[Available data]:

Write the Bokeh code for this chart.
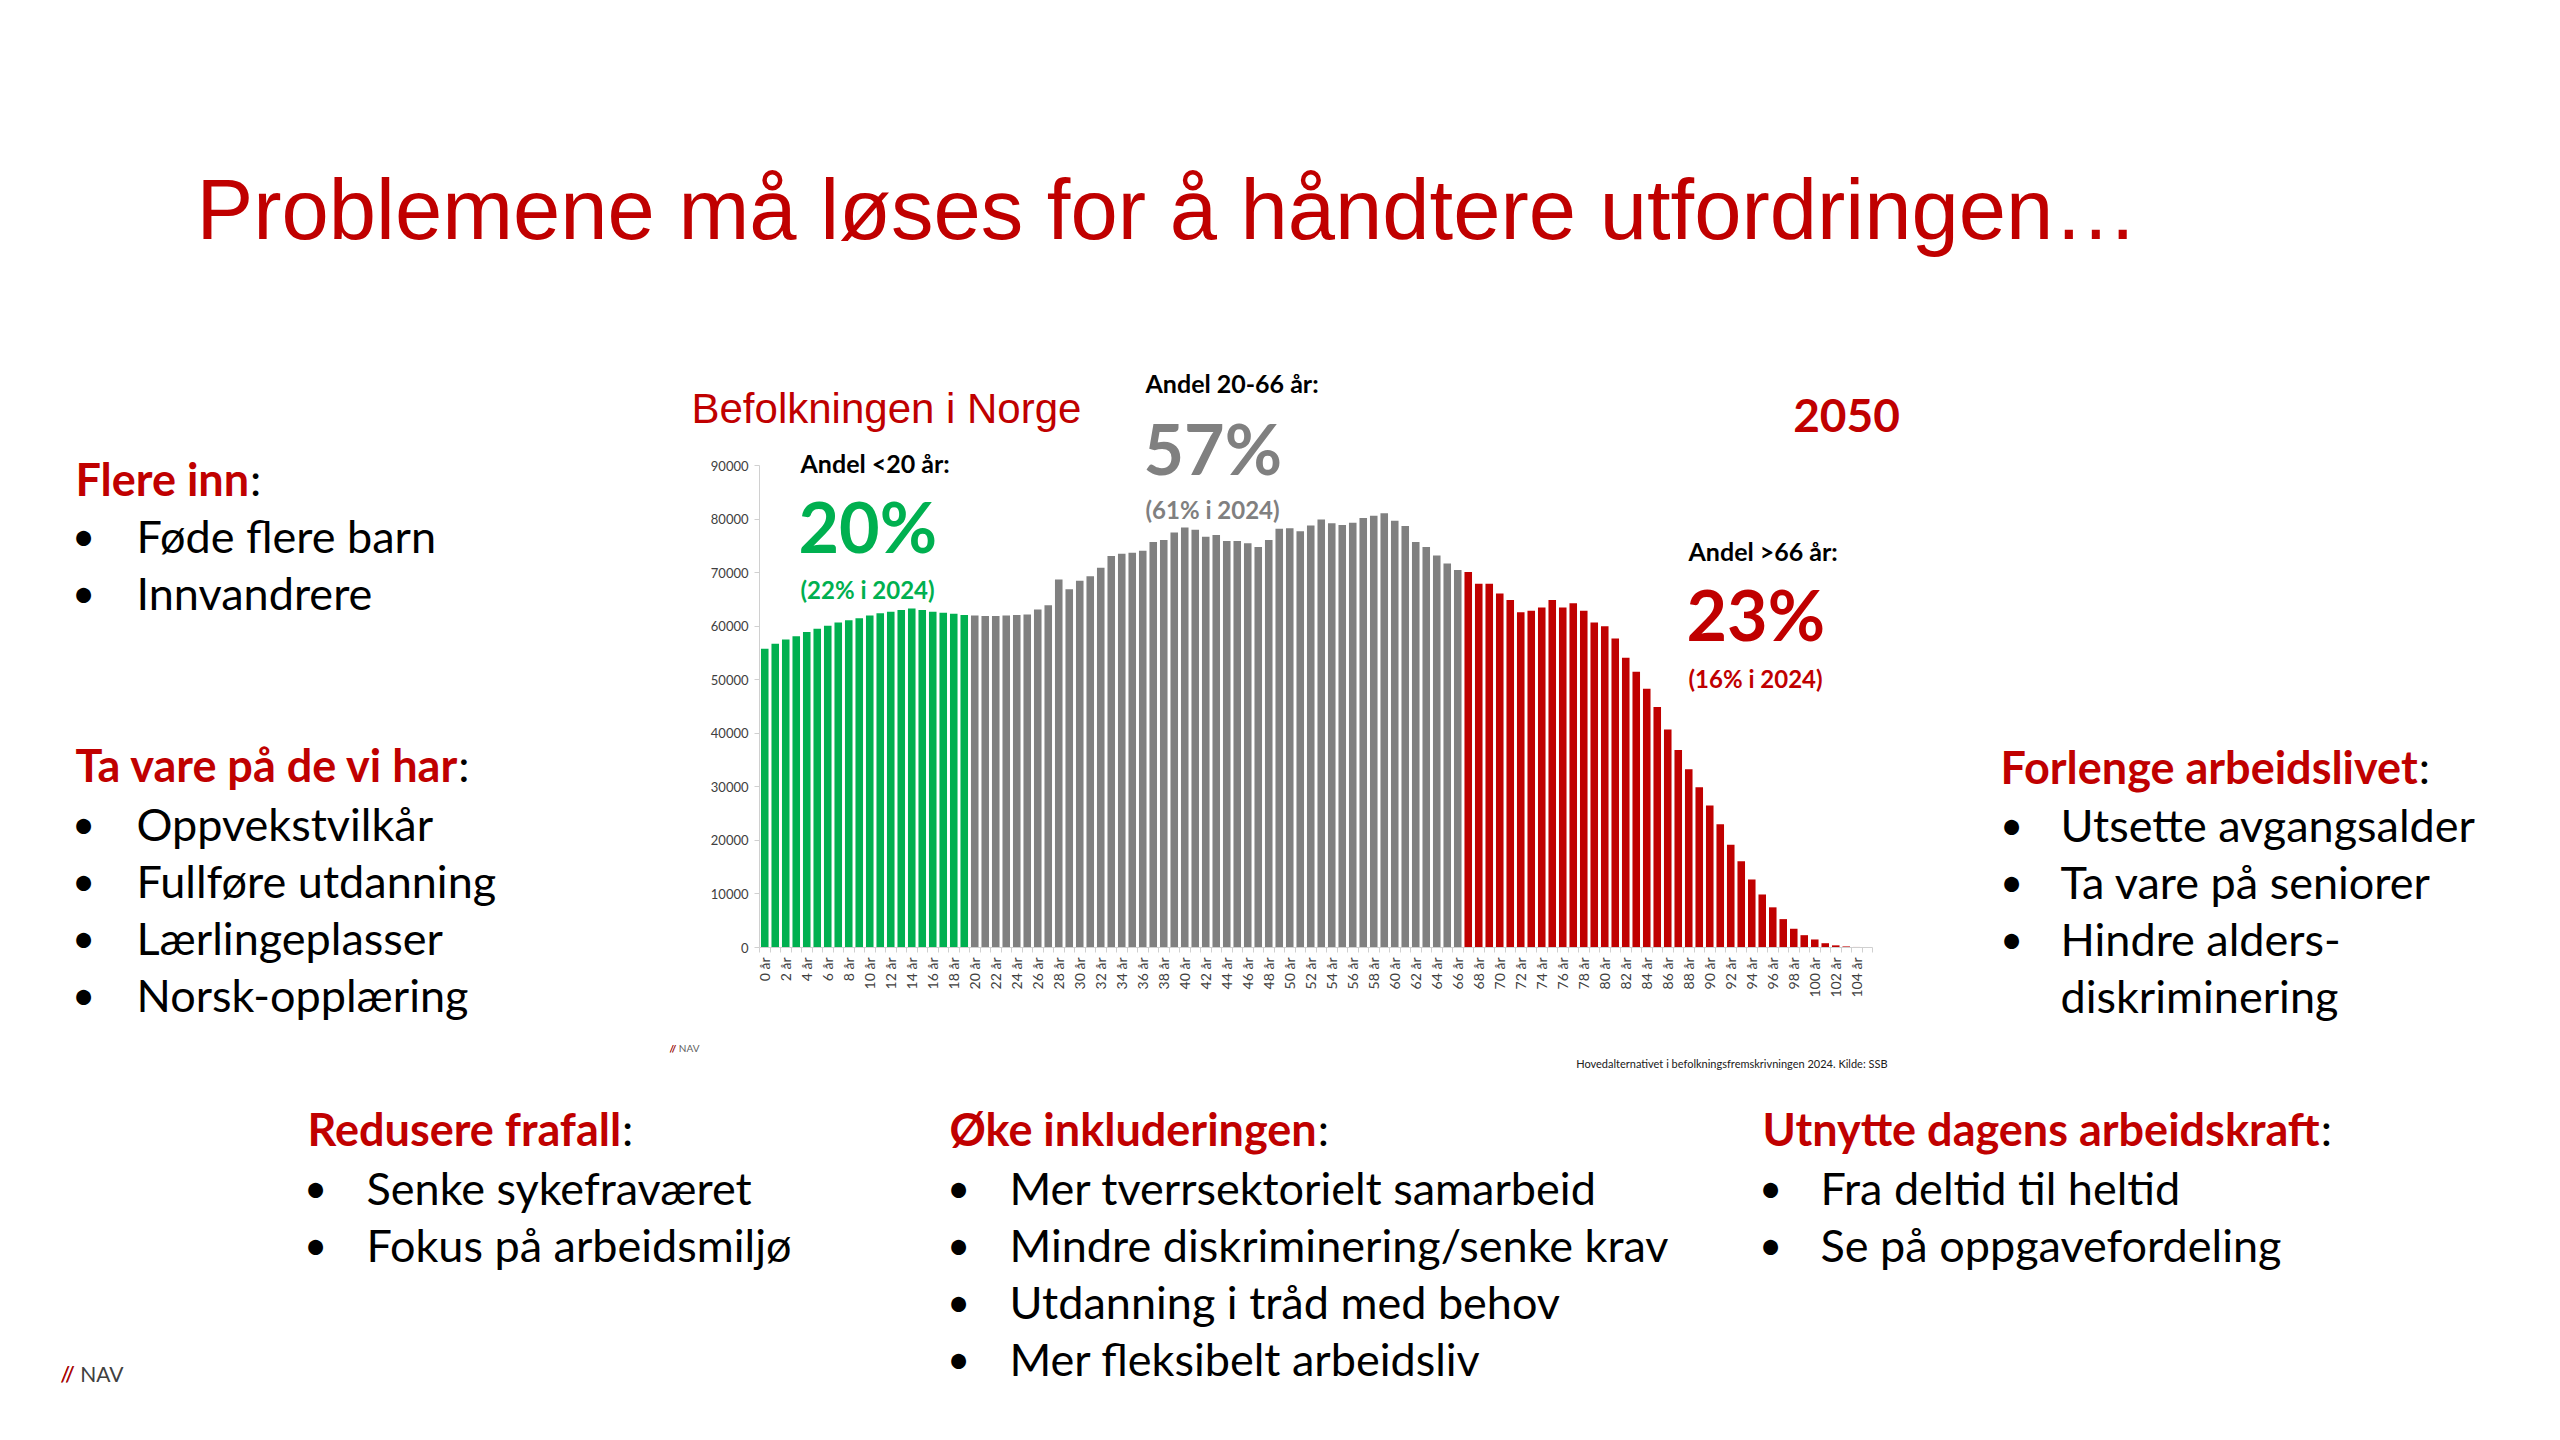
import math
import subprocess
from bokeh.plotting import figure
from bokeh.models import Range1d, FixedTicker, Label, NumeralTickFormatter, ColumnDataSource
from bokeh.embed import file_html
from bokeh.resources import INLINE

# ---------------- data ----------------
ages = list(range(106))
age_labels = {a: f"{a} år" for a in range(0, 106, 2)}
population = [
    55800, 56700, 57500, 58100, 58900, 59500, 60100, 60700, 61100, 61500,
    62000, 62400, 62700, 63000, 63300, 63000, 62700, 62500, 62300, 62100,
    62000, 61900, 61900, 62000, 62100, 62200, 63100, 63900, 68700, 66900,
    68500, 69300, 70900, 73100, 73500, 73700, 74100, 75700, 76100, 77500,
    78400, 78000, 76700, 77000, 75900, 75900, 75500, 74800, 76100, 78200,
    78300, 77700, 78800, 79900, 79200, 78900, 79300, 80200, 80600, 81100,
    79700, 78700, 75700, 74800, 73200, 71700, 70500, 70100, 67900, 67900,
    66100, 64900, 62600, 62900, 63500, 64900, 63500, 64300, 62900, 60700,
    60000, 57700, 54100, 51500, 48300, 44900, 40700, 36900, 33300, 29900,
    26500, 23000, 19200, 16100, 12700, 9900, 7500, 5300, 3500, 2300,
    1500, 800, 400, 200, 100, 50,
]
young_max_age = 19
working_max_age = 66
y_ticks = [0, 10000, 20000, 30000, 40000, 50000, 60000, 70000, 80000, 90000]

title_text = "Problemene må løses for å håndtere utfordringen…"
chart_title = "Befolkningen i Norge"
year_text = "2050"
share_young = ("Andel <20 år:", "20%", "(22% i 2024)")
share_work = ("Andel 20-66 år:", "57%", "(61% i 2024)")
share_old = ("Andel >66 år:", "23%", "(16% i 2024)")
source_text = "Hovedalternativet i befolkningsfremskrivningen 2024. Kilde: SSB"

blocks = [
    ("Flere inn", ["Føde flere barn", "Innvandrere"]),
    ("Ta vare på de vi har", ["Oppvekstvilkår", "Fullføre utdanning", "Lærlingeplasser", "Norsk-opplæring"]),
    ("Forlenge arbeidslivet", ["Utsette avgangsalder", "Ta vare på seniorer", "Hindre alders-", "\tdiskriminering"]),
    ("Redusere frafall", ["Senke sykefraværet", "Fokus på arbeidsmiljø"]),
    ("Øke inkluderingen", ["Mer tverrsektorielt samarbeid", "Mindre diskriminering/senke krav",
                           "Utdanning i tråd med behov", "Mer fleksibelt arbeidsliv"]),
    ("Utnytte dagens arbeidskraft", ["Fra deltid til heltid", "Se på oppgavefordeling"]),
]

# ---------------- style / layout ----------------
GREEN = "#00B050"
GREY = "#808080"
RED = "#C00000"
FONT = "Lato"
BODY = 45

colors = [GREEN if a <= young_max_age else (GREY if a <= working_max_age else RED) for a in ages]
src = ColumnDataSource(dict(age=ages, pop=population, color=colors))

W, H = 2544, 1424                 # canvas = frame
FX0, FX1 = 759, 1872              # pixel x of the chart's category span
FY0, FY1 = 465, 947               # pixel y of top tick / zero line

xa0, xa1 = ages[0] - 0.5, ages[-1] + 0.5
kx = (xa1 - xa0) / (FX1 - FX0)
ya0, ya1 = y_ticks[0], y_ticks[-1]
ky = (ya1 - ya0) / (FY1 - FY0)

p = figure(width=W, height=H, output_backend="svg", toolbar_location=None, title=None,
           x_range=Range1d(xa0 - FX0 * kx, xa1 + (W - FX1) * kx),
           y_range=Range1d(ya0 - (H - FY1) * ky, ya1 + FY0 * ky),
           min_border_left=0, min_border_right=0, min_border_top=0, min_border_bottom=0)
p.outline_line_color = None
p.grid.visible = False
p.background_fill_color = "white"
p.border_fill_color = "white"

p.vbar(x="age", top="pop", width=0.72, color="color", source=src, line_color=None)

xa = p.xaxis[0]
xa.fixed_location = 0
xa.bounds = (xa0, xa1)
xa.ticker = FixedTicker(ticks=list(age_labels.keys()), minor_ticks=[a - 0.5 for a in range(len(ages) + 1)])
xa.major_label_overrides = age_labels
xa.major_label_orientation = math.pi / 2
xa.major_tick_out = 0
xa.major_tick_in = 0
xa.minor_tick_out = 5
xa.minor_tick_in = 0
xa.minor_tick_line_color = "#d0d0d0"
xa.axis_line_color = "#d0d0d0"
xa.major_label_text_font = FONT
xa.major_label_text_font_size = "14px"
xa.major_label_text_color = "#404040"
xa.major_label_standoff = 5

ya = p.yaxis[0]
ya.fixed_location = xa0
ya.bounds = (ya0, ya1)
ya.ticker = FixedTicker(ticks=y_ticks)
ya.formatter = NumeralTickFormatter(format="0")
ya.major_tick_out = 5
ya.major_tick_in = 0
ya.minor_tick_line_color = None
ya.major_tick_line_color = "#d0d0d0"
ya.axis_line_color = "#d0d0d0"
ya.major_label_text_font = FONT
ya.major_label_text_font_size = "13px"
ya.major_label_text_color = "#404040"
ya.major_label_standoff = 6


def text_width(text, size, bold):
    """Width of a text in Lato, measured with Pillow (a Bokeh dependency); None if unavailable."""
    try:
        from PIL import ImageFont
        path = subprocess.run(["fc-match", "-f", "%{file}", "Lato:bold" if bold else "Lato:regular"],
                              capture_output=True, text=True, timeout=10).stdout.strip()
        if "lato" not in path.lower():
            return None
        return ImageFont.truetype(path, size).getlength(text)
    except Exception:
        return None


def lab(px, py, text, size, color, bold=False, align="left", font=FONT):
    """Text label positioned in canvas pixels (py measured from the top), vertically centred."""
    p.add_layout(Label(x=px, y=H - py, x_units="screen", y_units="screen", text=text,
                       text_font=font, text_font_size=f"{size}px", text_color=color,
                       text_font_style="bold" if bold else "normal",
                       text_align=align, text_baseline="middle"))


# slide title
lab(196, 209, title_text, 85, RED, font="Liberation Sans")
# chart title
lab(691, 408, chart_title, 42, RED, font="Liberation Sans")
lab(1846, 415, year_text, 46, RED, bold=True, align="center")

for (hdr, big, small), x0, yh, yb, ys, col in [
    (share_young, 800, 462, 525, 589, GREEN),
    (share_work, 1145, 382, 447, 509, GREY),
    (share_old, 1688, 550, 613, 678, RED),
]:
    lab(x0, yh, hdr, 25, "#000000", bold=True)
    lab(x0 - 2, yb, big, 70, col, bold=True)
    lab(x0, ys, small, 24, col, bold=True)

# small NAV mark and source inside the chart picture
lab(669, 1047, "// NAV", 10, "#606060")
lab(669, 1047, "//", 10, RED)
lab(1887, 1063, source_text, 11, "#202020", align="right")

# bottom-left NAV logo text
lab(60, 1373, "// NAV", 21, "#404040")
lab(60, 1373, "//", 21, RED)

# bullet blocks: heading x, heading y, bullet x, text x, first item y, line gap
block_pos = [
    (75, 478, 83, 136, 535, 57),
    (75, 764, 83, 136, 823, 57),
    (2000, 766, 2011, 2060, 824, 57),
    (307, 1128, 315, 366, 1187, 57),
    (949, 1128, 958, 1009, 1187, 57),
    (1762, 1128, 1770, 1820, 1187, 57),
]
for (hdr, items), (hx, hy, bx, tx, iy, gap) in zip(blocks, block_pos):
    w = text_width(hdr, BODY, True)
    if w is not None:
        lab(hx, hy, hdr, BODY, RED, bold=True)
        lab(hx + w + 1, hy, ":", BODY, "#000000")
    else:
        lab(hx, hy, hdr + ":", BODY, "#000000", bold=True)
        lab(hx, hy, hdr, BODY, RED, bold=True)
    for i, it in enumerate(items):
        y = iy + i * gap
        if it.startswith("\t"):
            lab(tx, y, it[1:], BODY, "#000000")
        else:
            lab(bx, y, "•", 40, "#000000", align="center")
            lab(tx, y, it, BODY, "#000000")

open("out.html", "w").write(file_html(p, INLINE))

[Written exercise]:
Please reproduce the listing exactly from its opening line through the line that contains "from bokeh.resources import INLINE", both included, with all pictures omitted.

[Final answer]:
Write the Bokeh code for this chart.
import math
import subprocess
from bokeh.plotting import figure
from bokeh.models import Range1d, FixedTicker, Label, NumeralTickFormatter, ColumnDataSource
from bokeh.embed import file_html
from bokeh.resources import INLINE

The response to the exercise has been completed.